In many other respects, however, Opera lags behind the times. Its "Find" command is far less useful than Firefox's equivalent, it can't remember most items typed into Web forms, and it doesn't offer to import other browsers' bookmarks and settings when you first run it.

Opera also sometimes has problems displaying sites that appear and function properly in Firefox and Safari -- for example, the ESPN.com home page and a listing of price plans at Nextel's site. Opera also can't show Portable Document Format (PDF) files inline unless you copy a support file from the Adobe Reader directory to Opera's own, a thoroughly lame workaround.

Despite Opera's compact size, it also includes an RSS (Really Simple Syndication) news reader, an e-mail component, a Usenet newsgroup reader and an Internet Relay Chat client. Most of these other parts are unremarkable (the RSS reader) or irrelevant to most (the newsgroup and IRC functions).

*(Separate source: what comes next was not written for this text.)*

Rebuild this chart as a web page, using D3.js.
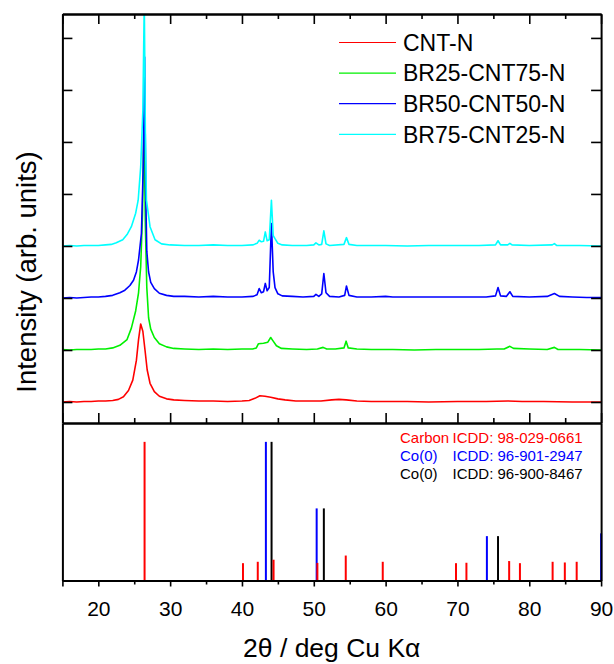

Opera's mail software, however, includes a clever system of automatic filters and user-created tags and labels. For example, Opera groups a mailing list's messages in its own folder for you. But this thoughtful organization is undone by such nagging glitches as the mail component's fumbling interaction with some IMAP (Internet mail access protocol) accounts, its puzzling lack of standard keyboard shortcuts and the absence of any way to bring over address books from competing programs.

Should you like Opera enough to make it your default browser, Opera can make that harder than necessary. Although this browser happily took over the job of opening Web links on two Windows XP systems, it twice failed to move itself into the spot on the Start Menu reserved for the default browser.

That's a sign of a sloppy programming job. So is the way Opera didn't appear as an available Web and e-mail program in the Set Program Access and Defaults control panel.

If Opera were the only alternative to Internet Explorer in Windows, it would be an easy recommendation over IE. But the free, open-source Firefox ( http://www.mozilla.org/ ) offers most of Opera's browsing luxuries, plus a few that Opera leaves out. Firefox also doesn't require choosing between paying $39 or accepting the presence of either a large graphical banner ad or text-only ads served up by Google to match the sites you view.

So while Opera is more competitive than before, it beats its rivals in only a couple of cases. One is if you've got an older machine that runs other browsers too slowly. Another is if your eyesight is impaired enough to benefit from Opera's magnification feature. Otherwise, stick to Firefox; given that program's rapid pace of development, you just might wind up getting some of Opera's better features before long anyway.